The class 'ptr_base' is also an intrusive list node (using boost::intrusive) for performance reasons, since a pointer can only point to a single object at a time.
The class 'ptr_base' contains a pointer to an owner object, set during construction of a ptr instance. This pointer is used for knowing when a ptr is root: if a pointer is declared without an owner, then it is a root ptr.
3) a class 'ptr<T>', which is a simple derived class that adds type capabilities to class 'ptr_base'. The class has normal pointer semantics, as well as stl pointer semantics (functions 'get()' and 'reset()').
When an object is disposed, it is checked if it is collectable or not: the graph of objects is traversed backwards to the roots. If the object is collectable, it is deleted.
Deleting the objects causes the member pointers of an object to release their own objects recursively, in natural order (i.e. in c++ destruction order).
HOW DOES IT SOLVE THE PROBLEM OF CYCLES ?

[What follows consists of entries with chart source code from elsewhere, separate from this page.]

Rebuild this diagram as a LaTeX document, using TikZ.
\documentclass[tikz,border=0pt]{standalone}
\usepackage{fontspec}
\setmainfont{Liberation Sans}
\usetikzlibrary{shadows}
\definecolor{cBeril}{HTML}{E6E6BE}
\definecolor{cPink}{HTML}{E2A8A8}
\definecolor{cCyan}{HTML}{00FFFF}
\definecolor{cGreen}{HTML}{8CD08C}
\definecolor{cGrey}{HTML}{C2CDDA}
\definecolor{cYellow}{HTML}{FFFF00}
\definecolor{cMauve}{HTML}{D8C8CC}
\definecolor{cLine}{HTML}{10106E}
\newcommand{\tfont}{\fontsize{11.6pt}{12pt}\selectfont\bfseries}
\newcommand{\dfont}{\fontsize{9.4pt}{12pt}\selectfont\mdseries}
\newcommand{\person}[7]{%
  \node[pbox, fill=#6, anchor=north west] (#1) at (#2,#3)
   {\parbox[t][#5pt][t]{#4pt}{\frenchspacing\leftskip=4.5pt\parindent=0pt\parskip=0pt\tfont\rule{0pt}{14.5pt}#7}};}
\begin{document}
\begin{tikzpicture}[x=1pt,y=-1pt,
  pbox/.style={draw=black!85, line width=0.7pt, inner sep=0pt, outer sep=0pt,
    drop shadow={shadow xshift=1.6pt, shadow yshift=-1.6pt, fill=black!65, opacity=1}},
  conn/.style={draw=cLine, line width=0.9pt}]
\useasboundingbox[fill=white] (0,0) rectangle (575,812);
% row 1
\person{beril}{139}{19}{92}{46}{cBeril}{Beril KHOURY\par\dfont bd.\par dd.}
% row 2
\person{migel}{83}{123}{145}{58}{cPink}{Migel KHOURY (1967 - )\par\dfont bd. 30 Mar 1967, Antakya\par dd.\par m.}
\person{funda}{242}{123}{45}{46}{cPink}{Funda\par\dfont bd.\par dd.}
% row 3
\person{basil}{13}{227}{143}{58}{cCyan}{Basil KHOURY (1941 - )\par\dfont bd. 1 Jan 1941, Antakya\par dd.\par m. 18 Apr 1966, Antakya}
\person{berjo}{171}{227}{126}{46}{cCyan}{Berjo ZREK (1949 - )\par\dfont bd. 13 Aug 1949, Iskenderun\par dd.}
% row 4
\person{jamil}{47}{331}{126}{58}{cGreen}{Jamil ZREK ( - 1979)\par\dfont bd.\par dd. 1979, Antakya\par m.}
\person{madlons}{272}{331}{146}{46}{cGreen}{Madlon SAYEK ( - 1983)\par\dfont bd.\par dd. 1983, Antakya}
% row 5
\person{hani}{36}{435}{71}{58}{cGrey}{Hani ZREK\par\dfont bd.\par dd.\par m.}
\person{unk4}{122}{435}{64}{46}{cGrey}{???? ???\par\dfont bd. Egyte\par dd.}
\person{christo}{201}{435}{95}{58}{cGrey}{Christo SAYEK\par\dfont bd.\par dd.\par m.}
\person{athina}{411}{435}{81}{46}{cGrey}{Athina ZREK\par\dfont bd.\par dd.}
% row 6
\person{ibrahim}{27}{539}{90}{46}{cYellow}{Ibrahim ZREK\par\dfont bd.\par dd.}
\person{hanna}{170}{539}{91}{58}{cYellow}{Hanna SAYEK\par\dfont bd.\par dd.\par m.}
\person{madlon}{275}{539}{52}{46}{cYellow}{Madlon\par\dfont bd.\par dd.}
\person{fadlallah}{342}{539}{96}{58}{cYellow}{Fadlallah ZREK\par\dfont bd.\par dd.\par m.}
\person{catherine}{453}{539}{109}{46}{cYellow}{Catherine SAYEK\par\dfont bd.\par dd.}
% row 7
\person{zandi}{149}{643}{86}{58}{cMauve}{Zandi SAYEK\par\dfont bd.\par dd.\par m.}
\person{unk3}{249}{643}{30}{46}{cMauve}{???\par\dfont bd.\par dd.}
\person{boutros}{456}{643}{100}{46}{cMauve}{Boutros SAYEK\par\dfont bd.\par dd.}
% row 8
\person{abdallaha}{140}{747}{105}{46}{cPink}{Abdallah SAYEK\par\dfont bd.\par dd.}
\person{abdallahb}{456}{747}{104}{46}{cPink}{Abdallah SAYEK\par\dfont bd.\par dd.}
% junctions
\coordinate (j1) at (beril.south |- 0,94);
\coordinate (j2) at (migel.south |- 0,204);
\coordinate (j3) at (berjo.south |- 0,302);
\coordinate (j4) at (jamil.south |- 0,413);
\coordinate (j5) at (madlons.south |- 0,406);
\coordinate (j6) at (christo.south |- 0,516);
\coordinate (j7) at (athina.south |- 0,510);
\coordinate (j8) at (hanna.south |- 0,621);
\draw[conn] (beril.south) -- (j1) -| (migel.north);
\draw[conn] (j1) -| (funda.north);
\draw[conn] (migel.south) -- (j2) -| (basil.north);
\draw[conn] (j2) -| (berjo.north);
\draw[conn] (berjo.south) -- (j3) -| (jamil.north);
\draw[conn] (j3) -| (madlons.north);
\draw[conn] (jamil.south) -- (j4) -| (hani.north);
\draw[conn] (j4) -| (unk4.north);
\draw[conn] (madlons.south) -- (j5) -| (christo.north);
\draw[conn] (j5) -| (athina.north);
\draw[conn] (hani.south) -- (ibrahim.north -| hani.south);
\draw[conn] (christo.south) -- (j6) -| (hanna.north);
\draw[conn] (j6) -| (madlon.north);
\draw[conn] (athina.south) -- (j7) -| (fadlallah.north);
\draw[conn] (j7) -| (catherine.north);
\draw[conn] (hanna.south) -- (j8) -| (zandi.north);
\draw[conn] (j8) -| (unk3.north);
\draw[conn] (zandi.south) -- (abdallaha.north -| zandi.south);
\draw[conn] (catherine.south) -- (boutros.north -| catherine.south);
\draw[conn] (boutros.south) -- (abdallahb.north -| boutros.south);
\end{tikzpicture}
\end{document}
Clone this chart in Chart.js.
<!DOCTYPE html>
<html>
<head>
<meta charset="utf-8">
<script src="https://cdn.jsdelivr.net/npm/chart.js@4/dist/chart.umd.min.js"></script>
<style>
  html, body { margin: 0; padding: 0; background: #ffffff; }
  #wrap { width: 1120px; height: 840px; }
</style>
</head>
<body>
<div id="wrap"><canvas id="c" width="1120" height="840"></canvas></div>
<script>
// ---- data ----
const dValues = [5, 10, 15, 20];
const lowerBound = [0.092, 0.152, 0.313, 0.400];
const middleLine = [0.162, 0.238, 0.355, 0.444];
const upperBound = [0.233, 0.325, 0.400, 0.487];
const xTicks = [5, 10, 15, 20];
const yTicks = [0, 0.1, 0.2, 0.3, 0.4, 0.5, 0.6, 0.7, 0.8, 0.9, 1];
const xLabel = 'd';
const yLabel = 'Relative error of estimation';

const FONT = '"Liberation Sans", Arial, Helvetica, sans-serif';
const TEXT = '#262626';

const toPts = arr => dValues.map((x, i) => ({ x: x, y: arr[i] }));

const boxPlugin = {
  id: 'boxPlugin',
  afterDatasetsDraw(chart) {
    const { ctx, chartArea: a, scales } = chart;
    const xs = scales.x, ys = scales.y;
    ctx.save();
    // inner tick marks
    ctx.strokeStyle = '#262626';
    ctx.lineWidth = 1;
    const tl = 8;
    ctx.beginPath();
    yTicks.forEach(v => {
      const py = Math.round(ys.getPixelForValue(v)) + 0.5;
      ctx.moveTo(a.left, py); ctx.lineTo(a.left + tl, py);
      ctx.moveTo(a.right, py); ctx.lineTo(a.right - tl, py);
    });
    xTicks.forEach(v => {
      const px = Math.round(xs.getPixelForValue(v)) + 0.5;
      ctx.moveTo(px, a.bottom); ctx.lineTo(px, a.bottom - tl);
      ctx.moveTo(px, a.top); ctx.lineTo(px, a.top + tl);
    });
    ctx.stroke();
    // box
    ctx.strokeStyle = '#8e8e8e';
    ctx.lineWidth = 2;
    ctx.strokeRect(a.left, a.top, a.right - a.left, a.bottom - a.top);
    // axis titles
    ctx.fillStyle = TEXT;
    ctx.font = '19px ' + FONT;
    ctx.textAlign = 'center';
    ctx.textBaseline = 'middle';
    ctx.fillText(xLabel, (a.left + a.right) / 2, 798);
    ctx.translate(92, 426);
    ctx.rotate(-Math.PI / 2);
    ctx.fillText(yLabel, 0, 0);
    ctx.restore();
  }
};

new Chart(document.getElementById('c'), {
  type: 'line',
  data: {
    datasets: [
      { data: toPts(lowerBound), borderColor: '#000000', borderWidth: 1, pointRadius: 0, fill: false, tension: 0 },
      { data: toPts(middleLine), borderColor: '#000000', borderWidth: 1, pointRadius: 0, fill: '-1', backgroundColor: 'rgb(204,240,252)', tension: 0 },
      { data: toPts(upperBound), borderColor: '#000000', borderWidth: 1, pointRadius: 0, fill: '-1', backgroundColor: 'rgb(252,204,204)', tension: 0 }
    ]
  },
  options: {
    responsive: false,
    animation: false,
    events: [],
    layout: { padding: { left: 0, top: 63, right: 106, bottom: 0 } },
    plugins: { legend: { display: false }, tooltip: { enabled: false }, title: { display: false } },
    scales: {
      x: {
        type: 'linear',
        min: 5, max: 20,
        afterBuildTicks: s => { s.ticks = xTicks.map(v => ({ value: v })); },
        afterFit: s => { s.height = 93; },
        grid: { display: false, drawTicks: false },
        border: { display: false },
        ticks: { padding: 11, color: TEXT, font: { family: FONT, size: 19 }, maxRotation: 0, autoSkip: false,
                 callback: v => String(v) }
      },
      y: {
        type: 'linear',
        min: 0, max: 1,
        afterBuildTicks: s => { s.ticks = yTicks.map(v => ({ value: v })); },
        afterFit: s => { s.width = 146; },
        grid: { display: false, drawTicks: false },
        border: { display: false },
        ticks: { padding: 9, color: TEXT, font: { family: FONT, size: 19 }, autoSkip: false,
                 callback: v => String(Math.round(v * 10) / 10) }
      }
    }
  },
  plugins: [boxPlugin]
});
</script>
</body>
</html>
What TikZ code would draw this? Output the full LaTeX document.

If there is a cycle, then the dispose function makes sure that all the pointers pointing to the disposed object are released before the object is deleted, thus resolving the cycle.
HOW DOES IT WORK WITH STL CONTAINERS ?
STL containers contain root references, i.e. instances of ptr<T> that do not have an owner. Therefore, as long as an object is referenced from an STL container, it will not be collected, because it will be accessible from the root set of the STL container.
The STL container itself can be managed via shared ptrs. The example provided in 'main.cpp' contains an example with an std::list.
EAGER VS LAZY DISPOSAL
Trying to dispose an object each time a pointer changes value may be a very slow operation, if the object graph is too complex. A solution to this problem is to postpone the checking for a later date, i.e. to have lazy disposal.
The classes 'collector' and 'collector_object' work together to provide the functionality for lazy disposal.
The file 'main.cpp' contains two tests:
1) a test with trees (nodes pointing to parent, previous and next siblings, first and last children) with eager disposal.
2) the same test with lazy disposal.
In both cases, all objects are collected as required.
The test has been executed in Visual Studio 2005.